Spot every line with the word "matplotlib" and return it.

:::

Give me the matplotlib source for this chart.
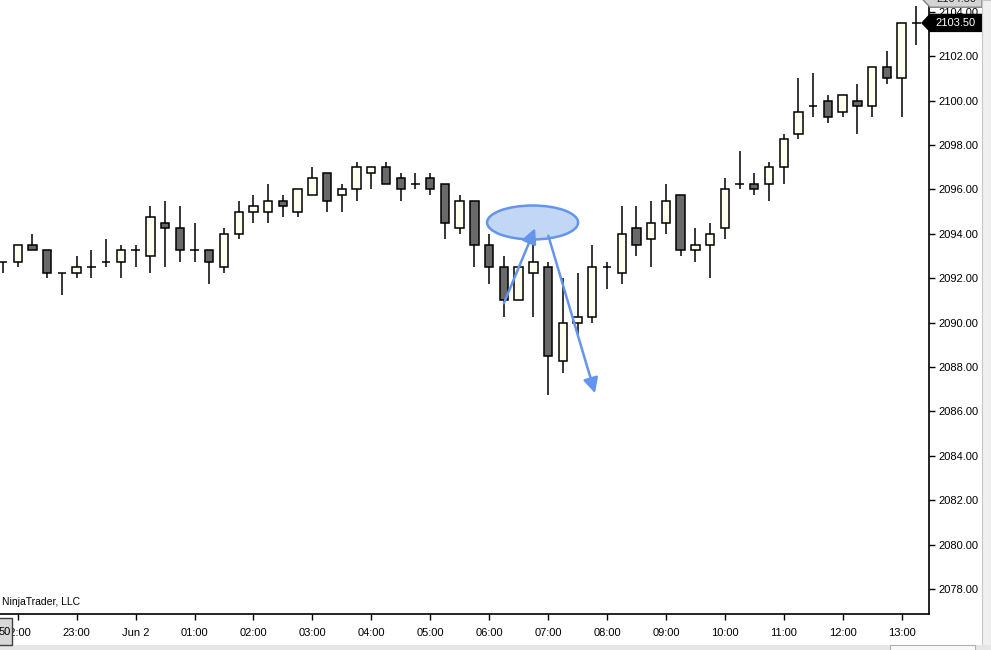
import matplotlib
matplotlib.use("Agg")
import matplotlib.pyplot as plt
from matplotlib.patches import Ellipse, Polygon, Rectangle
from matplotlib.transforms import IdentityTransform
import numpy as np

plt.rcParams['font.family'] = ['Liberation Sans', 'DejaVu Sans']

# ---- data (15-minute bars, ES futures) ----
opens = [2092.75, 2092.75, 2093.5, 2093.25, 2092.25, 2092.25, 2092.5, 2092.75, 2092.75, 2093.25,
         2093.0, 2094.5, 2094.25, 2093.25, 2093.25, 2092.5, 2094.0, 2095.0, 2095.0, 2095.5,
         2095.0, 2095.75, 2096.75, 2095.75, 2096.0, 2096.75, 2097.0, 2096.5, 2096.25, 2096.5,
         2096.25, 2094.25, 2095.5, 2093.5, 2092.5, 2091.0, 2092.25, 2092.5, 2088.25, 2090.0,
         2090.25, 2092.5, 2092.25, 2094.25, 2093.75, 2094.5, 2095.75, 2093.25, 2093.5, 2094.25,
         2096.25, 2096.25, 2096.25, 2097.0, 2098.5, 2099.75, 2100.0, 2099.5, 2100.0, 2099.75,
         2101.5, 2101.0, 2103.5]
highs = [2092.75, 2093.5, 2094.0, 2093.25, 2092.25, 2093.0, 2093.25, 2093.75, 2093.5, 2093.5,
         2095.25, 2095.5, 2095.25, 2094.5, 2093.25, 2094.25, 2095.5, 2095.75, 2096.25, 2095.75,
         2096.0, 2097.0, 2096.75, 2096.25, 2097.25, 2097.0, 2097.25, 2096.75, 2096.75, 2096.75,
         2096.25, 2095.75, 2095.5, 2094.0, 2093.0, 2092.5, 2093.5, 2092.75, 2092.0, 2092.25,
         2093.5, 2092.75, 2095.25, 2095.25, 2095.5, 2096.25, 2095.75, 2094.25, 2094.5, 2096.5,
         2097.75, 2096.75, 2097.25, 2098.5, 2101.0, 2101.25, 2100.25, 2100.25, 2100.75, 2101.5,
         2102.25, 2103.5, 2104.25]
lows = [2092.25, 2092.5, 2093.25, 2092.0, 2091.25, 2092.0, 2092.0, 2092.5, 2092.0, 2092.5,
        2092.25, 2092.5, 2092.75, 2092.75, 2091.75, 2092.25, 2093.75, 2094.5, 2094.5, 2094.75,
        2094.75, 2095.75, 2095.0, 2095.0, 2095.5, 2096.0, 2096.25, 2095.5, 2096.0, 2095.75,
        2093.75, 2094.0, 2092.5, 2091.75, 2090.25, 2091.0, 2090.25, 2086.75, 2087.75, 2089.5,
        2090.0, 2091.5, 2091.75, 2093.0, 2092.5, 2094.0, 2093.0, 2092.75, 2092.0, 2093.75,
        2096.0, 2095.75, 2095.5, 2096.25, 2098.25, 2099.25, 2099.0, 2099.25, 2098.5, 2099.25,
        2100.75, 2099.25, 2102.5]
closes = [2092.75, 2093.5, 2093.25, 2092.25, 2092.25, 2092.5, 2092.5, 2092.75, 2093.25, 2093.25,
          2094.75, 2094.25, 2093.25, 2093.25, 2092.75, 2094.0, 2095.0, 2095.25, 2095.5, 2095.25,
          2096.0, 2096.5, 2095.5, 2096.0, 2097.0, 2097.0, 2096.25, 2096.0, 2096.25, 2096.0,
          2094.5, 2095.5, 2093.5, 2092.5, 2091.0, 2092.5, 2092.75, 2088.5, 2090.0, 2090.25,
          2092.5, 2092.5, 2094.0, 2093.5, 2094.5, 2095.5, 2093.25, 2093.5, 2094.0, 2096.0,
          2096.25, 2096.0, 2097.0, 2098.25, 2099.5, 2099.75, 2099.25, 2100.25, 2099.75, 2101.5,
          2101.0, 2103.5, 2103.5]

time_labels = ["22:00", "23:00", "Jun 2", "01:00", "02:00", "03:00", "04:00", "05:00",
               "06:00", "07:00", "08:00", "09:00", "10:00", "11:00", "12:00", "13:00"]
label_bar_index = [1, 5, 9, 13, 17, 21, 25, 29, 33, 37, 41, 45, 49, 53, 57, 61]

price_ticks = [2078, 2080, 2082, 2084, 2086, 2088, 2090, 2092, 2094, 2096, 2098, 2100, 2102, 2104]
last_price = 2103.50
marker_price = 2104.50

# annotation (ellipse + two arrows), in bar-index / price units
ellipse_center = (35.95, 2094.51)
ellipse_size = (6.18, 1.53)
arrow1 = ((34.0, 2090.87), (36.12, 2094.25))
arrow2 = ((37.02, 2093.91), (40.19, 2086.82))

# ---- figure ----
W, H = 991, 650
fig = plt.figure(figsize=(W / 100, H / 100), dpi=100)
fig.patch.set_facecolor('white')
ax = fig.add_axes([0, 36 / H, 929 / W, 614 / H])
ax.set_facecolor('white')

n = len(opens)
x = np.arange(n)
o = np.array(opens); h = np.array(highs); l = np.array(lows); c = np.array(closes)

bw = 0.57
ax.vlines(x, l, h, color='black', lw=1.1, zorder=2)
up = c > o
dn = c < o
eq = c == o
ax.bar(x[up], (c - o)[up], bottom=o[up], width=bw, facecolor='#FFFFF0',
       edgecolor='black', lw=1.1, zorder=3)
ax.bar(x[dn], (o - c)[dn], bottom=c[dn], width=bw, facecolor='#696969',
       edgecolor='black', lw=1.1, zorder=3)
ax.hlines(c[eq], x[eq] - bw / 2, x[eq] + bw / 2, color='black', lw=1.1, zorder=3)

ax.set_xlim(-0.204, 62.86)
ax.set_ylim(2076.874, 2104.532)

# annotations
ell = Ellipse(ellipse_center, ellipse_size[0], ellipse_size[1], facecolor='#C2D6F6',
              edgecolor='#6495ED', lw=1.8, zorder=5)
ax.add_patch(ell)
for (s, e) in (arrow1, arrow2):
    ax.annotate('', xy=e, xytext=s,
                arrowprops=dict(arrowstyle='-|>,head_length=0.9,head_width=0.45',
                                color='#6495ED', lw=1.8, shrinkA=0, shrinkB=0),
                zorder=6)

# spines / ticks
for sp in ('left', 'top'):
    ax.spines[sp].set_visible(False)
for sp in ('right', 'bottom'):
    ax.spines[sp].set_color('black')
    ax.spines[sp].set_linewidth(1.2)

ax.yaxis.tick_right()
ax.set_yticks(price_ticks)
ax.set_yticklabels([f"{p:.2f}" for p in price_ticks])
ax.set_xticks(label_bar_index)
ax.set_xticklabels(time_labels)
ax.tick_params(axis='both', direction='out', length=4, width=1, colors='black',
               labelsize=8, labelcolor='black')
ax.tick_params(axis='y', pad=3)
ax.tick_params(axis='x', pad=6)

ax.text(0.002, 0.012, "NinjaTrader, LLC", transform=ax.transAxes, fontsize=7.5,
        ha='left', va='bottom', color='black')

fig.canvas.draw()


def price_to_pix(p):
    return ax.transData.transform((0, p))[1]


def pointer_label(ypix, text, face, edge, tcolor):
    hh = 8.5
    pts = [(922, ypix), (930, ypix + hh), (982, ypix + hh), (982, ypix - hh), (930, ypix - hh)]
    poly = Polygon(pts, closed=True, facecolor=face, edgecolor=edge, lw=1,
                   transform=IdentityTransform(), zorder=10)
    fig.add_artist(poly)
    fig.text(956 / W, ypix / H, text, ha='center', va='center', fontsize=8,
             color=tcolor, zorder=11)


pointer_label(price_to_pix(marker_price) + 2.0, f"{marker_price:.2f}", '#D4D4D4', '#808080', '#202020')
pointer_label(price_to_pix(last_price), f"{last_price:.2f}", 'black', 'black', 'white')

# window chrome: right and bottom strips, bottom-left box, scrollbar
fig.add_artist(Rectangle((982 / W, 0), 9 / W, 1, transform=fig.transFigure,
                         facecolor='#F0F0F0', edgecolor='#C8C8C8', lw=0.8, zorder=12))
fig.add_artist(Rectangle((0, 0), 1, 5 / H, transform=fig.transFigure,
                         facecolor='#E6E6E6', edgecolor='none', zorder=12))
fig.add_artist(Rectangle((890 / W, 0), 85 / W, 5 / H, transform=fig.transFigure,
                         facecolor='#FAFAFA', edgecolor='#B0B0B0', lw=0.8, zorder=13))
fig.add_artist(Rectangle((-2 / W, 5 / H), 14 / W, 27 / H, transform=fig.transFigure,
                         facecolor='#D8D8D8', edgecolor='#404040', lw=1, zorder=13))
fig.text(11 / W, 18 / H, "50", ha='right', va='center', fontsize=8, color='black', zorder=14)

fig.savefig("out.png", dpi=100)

:::

▶ **The solution**:
Give me the matplotlib source for this chart.
import matplotlib
matplotlib.use("Agg")
import matplotlib.pyplot as plt
from matplotlib.patches import Ellipse, Polygon, Rectangle
from matplotlib.transforms import IdentityTransform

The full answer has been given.